§ Task instructions: Everything from the first line down to the line containing "width=6.72cm,minimum height=5cm] (graphbox)" should be reproduced exactly; please include nothing else.

+++

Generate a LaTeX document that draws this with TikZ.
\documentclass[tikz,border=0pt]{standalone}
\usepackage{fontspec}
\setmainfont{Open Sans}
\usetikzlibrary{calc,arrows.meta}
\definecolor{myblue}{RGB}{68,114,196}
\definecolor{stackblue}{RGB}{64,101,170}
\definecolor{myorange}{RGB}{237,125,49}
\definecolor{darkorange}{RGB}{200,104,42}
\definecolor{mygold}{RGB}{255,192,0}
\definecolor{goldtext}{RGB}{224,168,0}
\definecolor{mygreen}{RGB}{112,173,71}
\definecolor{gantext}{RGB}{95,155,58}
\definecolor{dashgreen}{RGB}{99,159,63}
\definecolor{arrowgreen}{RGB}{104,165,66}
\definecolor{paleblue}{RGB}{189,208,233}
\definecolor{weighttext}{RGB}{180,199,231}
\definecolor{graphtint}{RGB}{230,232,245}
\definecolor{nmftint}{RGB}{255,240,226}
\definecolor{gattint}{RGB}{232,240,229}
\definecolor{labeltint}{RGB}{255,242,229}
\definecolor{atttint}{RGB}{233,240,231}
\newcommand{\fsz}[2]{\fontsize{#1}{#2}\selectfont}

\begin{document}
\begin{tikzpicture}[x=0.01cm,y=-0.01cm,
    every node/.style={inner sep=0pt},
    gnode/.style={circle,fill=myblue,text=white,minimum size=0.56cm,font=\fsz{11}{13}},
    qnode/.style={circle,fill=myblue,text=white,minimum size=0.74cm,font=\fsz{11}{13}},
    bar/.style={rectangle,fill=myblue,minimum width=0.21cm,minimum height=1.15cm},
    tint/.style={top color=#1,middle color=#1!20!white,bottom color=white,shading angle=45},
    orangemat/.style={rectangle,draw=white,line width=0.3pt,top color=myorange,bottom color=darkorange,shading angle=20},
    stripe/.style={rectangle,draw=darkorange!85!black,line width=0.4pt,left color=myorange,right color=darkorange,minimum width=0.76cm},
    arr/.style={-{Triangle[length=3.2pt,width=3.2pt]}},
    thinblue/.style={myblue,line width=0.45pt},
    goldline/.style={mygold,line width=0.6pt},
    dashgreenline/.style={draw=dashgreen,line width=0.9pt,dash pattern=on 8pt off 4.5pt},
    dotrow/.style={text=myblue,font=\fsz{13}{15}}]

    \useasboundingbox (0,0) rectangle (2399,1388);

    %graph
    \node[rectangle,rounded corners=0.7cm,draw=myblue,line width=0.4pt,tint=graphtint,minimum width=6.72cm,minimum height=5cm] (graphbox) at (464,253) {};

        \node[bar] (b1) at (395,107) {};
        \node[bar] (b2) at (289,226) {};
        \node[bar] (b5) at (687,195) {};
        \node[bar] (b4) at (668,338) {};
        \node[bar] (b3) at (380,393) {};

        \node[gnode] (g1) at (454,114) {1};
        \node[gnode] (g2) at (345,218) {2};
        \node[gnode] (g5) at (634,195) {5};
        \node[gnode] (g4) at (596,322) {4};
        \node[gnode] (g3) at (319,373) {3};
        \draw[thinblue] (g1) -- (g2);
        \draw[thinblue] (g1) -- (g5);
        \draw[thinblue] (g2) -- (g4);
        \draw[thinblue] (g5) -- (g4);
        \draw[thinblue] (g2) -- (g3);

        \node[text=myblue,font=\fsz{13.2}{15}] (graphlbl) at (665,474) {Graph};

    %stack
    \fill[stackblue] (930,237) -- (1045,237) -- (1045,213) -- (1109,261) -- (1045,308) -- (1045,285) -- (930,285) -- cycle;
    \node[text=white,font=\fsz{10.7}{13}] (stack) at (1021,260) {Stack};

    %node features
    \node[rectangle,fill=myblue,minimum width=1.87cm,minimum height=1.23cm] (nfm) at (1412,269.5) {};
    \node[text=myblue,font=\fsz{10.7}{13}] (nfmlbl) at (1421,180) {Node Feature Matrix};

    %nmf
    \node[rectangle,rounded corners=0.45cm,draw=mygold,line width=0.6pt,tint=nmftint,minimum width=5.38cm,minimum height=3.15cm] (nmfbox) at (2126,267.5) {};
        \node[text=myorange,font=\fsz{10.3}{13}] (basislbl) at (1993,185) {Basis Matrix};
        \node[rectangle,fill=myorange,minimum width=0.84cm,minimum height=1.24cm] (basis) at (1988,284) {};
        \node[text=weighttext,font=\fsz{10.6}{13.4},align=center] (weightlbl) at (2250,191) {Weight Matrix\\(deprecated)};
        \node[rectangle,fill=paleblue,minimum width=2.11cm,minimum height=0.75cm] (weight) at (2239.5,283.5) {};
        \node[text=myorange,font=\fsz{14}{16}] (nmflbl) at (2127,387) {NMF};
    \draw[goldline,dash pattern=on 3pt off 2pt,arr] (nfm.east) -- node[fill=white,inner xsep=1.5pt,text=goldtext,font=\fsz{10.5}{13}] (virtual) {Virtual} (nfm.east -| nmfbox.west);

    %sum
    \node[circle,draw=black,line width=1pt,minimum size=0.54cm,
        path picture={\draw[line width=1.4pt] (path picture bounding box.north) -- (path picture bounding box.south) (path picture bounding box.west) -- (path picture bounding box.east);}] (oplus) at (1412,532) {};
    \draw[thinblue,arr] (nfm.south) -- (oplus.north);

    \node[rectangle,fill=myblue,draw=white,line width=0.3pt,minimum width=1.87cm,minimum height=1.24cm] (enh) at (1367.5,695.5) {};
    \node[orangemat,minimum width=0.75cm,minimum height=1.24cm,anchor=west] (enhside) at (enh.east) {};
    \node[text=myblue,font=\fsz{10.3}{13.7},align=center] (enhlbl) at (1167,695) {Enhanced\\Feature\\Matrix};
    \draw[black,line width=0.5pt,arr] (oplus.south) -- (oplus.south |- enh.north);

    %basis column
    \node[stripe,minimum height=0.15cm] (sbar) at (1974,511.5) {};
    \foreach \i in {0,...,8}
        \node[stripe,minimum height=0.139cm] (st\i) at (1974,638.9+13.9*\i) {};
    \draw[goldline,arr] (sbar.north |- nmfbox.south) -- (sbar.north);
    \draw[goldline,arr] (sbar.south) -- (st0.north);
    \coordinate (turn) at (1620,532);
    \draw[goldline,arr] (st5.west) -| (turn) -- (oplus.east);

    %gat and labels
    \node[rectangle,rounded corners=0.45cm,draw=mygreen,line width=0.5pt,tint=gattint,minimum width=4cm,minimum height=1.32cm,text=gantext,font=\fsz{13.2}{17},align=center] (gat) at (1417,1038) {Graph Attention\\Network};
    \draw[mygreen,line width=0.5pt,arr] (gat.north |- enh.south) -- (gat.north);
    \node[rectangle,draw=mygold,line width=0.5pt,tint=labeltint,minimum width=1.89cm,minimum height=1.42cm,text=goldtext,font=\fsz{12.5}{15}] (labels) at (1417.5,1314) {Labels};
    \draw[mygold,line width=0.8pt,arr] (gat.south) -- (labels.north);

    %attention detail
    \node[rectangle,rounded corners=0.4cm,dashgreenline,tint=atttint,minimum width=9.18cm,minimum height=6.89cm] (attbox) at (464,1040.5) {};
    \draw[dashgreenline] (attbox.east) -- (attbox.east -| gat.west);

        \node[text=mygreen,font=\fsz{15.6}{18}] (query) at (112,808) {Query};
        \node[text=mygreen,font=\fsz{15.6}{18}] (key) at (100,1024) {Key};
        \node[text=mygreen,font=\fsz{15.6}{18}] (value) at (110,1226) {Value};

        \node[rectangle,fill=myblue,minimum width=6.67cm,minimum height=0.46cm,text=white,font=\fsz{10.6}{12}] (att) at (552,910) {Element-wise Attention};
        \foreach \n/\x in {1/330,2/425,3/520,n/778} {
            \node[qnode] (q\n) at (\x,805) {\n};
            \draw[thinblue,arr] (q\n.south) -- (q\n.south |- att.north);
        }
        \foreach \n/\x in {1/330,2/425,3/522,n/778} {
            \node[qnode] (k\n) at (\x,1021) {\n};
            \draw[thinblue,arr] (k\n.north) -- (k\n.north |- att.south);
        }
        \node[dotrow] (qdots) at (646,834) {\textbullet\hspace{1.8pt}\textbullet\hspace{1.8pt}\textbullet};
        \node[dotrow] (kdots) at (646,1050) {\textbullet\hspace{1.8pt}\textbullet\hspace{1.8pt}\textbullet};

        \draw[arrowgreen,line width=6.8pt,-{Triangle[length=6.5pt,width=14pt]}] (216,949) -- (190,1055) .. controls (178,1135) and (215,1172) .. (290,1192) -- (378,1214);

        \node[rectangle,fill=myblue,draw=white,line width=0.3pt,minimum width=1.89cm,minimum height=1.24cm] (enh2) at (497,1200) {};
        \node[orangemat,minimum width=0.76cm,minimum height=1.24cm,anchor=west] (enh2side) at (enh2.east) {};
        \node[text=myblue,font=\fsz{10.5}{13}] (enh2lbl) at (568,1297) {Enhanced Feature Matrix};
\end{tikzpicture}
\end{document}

+++

§ Solution to the problem:
Generate a LaTeX document that draws this with TikZ.
\documentclass[tikz,border=0pt]{standalone}
\usepackage{fontspec}
\setmainfont{Open Sans}
\usetikzlibrary{calc,arrows.meta}
\definecolor{myblue}{RGB}{68,114,196}
\definecolor{stackblue}{RGB}{64,101,170}
\definecolor{myorange}{RGB}{237,125,49}
\definecolor{darkorange}{RGB}{200,104,42}
\definecolor{mygold}{RGB}{255,192,0}
\definecolor{goldtext}{RGB}{224,168,0}
\definecolor{mygreen}{RGB}{112,173,71}
\definecolor{gantext}{RGB}{95,155,58}
\definecolor{dashgreen}{RGB}{99,159,63}
\definecolor{arrowgreen}{RGB}{104,165,66}
\definecolor{paleblue}{RGB}{189,208,233}
\definecolor{weighttext}{RGB}{180,199,231}
\definecolor{graphtint}{RGB}{230,232,245}
\definecolor{nmftint}{RGB}{255,240,226}
\definecolor{gattint}{RGB}{232,240,229}
\definecolor{labeltint}{RGB}{255,242,229}
\definecolor{atttint}{RGB}{233,240,231}
\newcommand{\fsz}[2]{\fontsize{#1}{#2}\selectfont}

\begin{document}
\begin{tikzpicture}[x=0.01cm,y=-0.01cm,
    every node/.style={inner sep=0pt},
    gnode/.style={circle,fill=myblue,text=white,minimum size=0.56cm,font=\fsz{11}{13}},
    qnode/.style={circle,fill=myblue,text=white,minimum size=0.74cm,font=\fsz{11}{13}},
    bar/.style={rectangle,fill=myblue,minimum width=0.21cm,minimum height=1.15cm},
    tint/.style={top color=#1,middle color=#1!20!white,bottom color=white,shading angle=45},
    orangemat/.style={rectangle,draw=white,line width=0.3pt,top color=myorange,bottom color=darkorange,shading angle=20},
    stripe/.style={rectangle,draw=darkorange!85!black,line width=0.4pt,left color=myorange,right color=darkorange,minimum width=0.76cm},
    arr/.style={-{Triangle[length=3.2pt,width=3.2pt]}},
    thinblue/.style={myblue,line width=0.45pt},
    goldline/.style={mygold,line width=0.6pt},
    dashgreenline/.style={draw=dashgreen,line width=0.9pt,dash pattern=on 8pt off 4.5pt},
    dotrow/.style={text=myblue,font=\fsz{13}{15}}]

    \useasboundingbox (0,0) rectangle (2399,1388);

    %graph
    \node[rectangle,rounded corners=0.7cm,draw=myblue,line width=0.4pt,tint=graphtint,minimum width=6.72cm,minimum height=5cm] (graphbox) at (464,253) {};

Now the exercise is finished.